Task requirements:
Reproduce the lines exactly, beginning with the line that has "Generate a web" and ending with the line that has "const cutoffStress = [190, 155, 115, 84, 62, 46, 32, 23];". Images are left out.
------ Dataset excerpts
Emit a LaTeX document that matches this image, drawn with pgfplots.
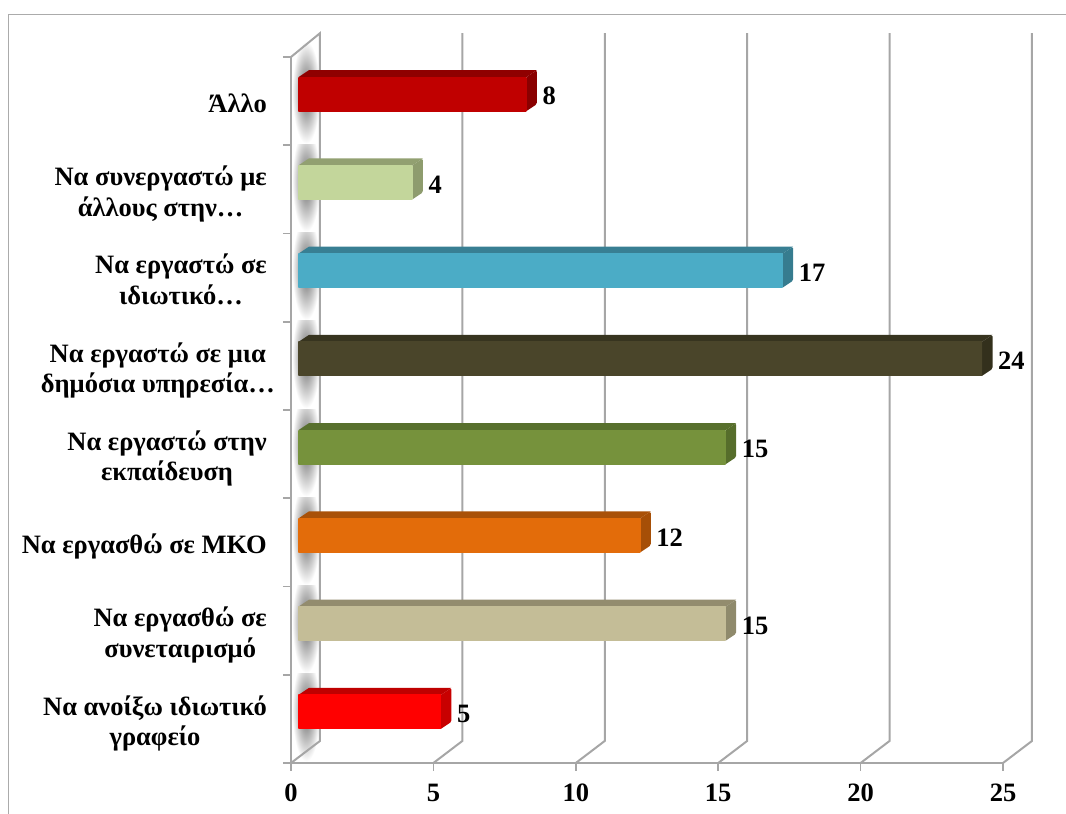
------------
------ Dataset excerpts
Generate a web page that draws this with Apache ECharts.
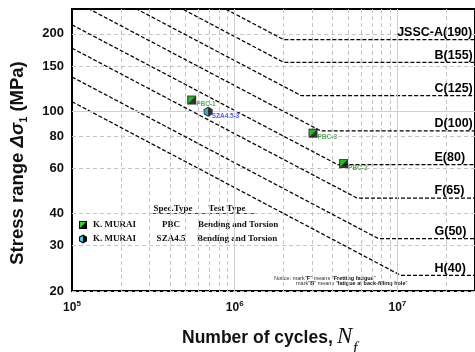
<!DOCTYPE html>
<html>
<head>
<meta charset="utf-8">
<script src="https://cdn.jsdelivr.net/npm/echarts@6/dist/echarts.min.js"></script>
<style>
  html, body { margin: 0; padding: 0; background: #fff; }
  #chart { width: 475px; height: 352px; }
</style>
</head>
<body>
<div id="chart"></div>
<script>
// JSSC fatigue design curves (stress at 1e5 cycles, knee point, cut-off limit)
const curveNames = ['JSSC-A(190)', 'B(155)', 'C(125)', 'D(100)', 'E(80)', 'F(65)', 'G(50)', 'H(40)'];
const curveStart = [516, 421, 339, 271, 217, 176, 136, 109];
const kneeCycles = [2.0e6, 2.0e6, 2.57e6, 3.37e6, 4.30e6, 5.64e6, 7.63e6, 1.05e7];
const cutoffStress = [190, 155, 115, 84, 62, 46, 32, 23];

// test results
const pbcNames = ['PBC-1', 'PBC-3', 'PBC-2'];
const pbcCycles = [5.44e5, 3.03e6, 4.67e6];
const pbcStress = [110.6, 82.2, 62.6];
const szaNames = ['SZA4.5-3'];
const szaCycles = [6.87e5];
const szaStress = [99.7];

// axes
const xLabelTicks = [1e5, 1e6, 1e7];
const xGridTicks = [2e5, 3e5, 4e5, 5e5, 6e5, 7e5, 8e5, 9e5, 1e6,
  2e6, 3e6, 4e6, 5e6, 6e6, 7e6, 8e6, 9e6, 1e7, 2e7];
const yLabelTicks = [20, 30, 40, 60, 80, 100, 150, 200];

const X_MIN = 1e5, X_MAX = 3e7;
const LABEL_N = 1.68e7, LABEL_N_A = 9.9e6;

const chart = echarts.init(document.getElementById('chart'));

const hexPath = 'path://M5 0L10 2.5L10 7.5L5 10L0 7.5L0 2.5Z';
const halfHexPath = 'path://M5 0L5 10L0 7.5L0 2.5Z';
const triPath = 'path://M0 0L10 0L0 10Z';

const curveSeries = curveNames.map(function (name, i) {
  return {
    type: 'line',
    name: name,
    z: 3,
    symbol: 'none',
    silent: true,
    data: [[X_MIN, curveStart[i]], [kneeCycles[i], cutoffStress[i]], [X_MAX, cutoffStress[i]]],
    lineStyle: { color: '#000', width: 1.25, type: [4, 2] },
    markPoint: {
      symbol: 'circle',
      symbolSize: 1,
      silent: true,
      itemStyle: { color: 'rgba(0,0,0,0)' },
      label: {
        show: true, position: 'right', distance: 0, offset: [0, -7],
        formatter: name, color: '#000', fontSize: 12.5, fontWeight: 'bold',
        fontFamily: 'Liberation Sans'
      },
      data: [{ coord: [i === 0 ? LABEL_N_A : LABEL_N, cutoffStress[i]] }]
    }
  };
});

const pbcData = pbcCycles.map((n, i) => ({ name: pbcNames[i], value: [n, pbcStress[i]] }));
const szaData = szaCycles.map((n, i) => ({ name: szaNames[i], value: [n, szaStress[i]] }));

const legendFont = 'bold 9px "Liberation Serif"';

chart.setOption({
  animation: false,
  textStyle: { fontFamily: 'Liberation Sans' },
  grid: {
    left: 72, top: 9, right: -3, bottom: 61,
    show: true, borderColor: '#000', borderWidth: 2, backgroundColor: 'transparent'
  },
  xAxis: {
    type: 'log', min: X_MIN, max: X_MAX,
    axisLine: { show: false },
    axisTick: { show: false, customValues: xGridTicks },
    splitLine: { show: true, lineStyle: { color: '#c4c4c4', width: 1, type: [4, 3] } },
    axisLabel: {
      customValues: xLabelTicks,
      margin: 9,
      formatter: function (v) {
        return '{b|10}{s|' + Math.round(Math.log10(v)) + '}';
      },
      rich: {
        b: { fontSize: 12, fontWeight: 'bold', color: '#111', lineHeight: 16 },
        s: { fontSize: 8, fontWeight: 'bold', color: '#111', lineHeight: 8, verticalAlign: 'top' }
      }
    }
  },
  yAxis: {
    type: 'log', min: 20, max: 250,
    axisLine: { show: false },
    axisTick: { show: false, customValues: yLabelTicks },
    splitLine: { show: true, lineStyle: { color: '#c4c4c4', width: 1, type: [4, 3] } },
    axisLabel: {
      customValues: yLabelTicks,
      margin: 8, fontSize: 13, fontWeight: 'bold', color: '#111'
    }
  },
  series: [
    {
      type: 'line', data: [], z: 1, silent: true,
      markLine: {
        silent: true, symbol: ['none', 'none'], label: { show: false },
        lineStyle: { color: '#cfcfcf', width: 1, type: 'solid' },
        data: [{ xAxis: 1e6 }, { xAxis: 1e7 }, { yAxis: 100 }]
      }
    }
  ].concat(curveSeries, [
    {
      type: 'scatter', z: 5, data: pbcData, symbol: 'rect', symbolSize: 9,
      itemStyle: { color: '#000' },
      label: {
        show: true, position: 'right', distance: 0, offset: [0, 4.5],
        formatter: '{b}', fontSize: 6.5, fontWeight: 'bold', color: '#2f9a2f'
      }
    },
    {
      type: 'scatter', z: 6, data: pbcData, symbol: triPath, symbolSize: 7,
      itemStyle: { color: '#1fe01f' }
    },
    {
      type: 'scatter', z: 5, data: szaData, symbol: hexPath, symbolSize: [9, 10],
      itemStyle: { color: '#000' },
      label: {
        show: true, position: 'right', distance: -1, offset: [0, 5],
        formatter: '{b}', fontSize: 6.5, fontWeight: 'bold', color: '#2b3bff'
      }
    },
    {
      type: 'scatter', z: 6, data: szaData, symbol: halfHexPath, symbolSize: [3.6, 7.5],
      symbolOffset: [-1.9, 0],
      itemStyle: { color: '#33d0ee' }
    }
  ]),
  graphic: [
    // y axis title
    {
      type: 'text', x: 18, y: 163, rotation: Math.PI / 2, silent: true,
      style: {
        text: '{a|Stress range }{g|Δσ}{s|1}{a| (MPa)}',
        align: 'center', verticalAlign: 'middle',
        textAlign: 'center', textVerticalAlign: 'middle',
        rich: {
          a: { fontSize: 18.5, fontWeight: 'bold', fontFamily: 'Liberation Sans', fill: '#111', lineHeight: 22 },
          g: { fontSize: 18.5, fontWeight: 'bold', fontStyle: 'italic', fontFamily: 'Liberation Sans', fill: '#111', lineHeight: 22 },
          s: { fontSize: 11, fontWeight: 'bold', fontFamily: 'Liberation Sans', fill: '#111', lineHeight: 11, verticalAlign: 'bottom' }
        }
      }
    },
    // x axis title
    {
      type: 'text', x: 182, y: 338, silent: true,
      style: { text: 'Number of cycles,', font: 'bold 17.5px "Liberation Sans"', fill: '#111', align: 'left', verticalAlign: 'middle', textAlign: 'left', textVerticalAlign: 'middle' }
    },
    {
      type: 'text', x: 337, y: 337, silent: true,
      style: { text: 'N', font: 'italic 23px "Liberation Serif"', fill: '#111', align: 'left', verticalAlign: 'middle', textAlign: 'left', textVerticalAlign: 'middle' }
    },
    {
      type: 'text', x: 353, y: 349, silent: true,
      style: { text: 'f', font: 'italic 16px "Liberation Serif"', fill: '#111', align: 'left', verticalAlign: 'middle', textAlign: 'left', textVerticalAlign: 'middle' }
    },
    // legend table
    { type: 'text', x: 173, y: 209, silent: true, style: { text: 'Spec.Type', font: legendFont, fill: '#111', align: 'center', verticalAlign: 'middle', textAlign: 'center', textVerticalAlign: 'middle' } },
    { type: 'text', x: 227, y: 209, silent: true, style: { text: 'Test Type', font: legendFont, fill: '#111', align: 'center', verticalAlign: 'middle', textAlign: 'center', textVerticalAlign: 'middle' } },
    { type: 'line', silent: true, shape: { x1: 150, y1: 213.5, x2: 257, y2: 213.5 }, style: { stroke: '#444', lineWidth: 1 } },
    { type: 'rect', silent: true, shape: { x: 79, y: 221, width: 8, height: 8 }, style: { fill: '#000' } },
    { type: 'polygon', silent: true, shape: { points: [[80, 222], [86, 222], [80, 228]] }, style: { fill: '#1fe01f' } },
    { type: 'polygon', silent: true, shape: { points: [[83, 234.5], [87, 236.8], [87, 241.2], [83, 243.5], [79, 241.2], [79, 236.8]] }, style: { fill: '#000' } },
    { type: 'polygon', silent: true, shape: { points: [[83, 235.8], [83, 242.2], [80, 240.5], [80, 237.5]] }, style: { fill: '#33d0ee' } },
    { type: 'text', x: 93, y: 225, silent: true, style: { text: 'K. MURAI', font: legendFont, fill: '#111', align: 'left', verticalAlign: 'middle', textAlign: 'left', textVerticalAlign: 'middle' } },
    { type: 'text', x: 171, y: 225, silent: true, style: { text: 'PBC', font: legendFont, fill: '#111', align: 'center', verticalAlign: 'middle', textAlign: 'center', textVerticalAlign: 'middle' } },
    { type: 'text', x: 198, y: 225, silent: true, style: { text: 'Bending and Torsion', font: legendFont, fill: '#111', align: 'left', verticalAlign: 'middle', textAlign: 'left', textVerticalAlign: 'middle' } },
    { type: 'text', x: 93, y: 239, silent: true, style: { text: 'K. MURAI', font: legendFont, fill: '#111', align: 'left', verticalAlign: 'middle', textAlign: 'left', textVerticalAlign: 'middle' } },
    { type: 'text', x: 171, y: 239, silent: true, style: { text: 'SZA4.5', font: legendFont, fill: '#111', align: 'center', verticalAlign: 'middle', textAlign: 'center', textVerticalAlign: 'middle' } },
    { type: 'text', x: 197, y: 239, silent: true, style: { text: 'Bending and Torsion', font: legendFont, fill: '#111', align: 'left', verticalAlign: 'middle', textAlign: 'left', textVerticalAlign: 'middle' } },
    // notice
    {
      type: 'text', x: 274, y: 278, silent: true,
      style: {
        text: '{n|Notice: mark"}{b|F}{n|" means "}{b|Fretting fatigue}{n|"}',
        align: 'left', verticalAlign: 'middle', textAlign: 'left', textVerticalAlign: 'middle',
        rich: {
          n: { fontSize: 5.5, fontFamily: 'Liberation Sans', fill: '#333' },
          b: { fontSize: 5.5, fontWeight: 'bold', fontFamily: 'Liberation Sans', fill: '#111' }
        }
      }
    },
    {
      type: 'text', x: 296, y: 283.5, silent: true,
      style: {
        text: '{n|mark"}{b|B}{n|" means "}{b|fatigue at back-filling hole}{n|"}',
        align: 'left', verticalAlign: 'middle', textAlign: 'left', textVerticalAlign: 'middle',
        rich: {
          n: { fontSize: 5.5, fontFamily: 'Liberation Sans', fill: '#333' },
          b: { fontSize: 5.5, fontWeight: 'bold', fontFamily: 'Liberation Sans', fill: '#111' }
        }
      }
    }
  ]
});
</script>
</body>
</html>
------------
Response to this exercise:
Generate a web page that draws this with Apache ECharts.
<!DOCTYPE html>
<html>
<head>
<meta charset="utf-8">
<script src="https://cdn.jsdelivr.net/npm/echarts@6/dist/echarts.min.js"></script>
<style>
  html, body { margin: 0; padding: 0; background: #fff; }
  #chart { width: 475px; height: 352px; }
</style>
</head>
<body>
<div id="chart"></div>
<script>
// JSSC fatigue design curves (stress at 1e5 cycles, knee point, cut-off limit)
const curveNames = ['JSSC-A(190)', 'B(155)', 'C(125)', 'D(100)', 'E(80)', 'F(65)', 'G(50)', 'H(40)'];
const curveStart = [516, 421, 339, 271, 217, 176, 136, 109];
const kneeCycles = [2.0e6, 2.0e6, 2.57e6, 3.37e6, 4.30e6, 5.64e6, 7.63e6, 1.05e7];
const cutoffStress = [190, 155, 115, 84, 62, 46, 32, 23];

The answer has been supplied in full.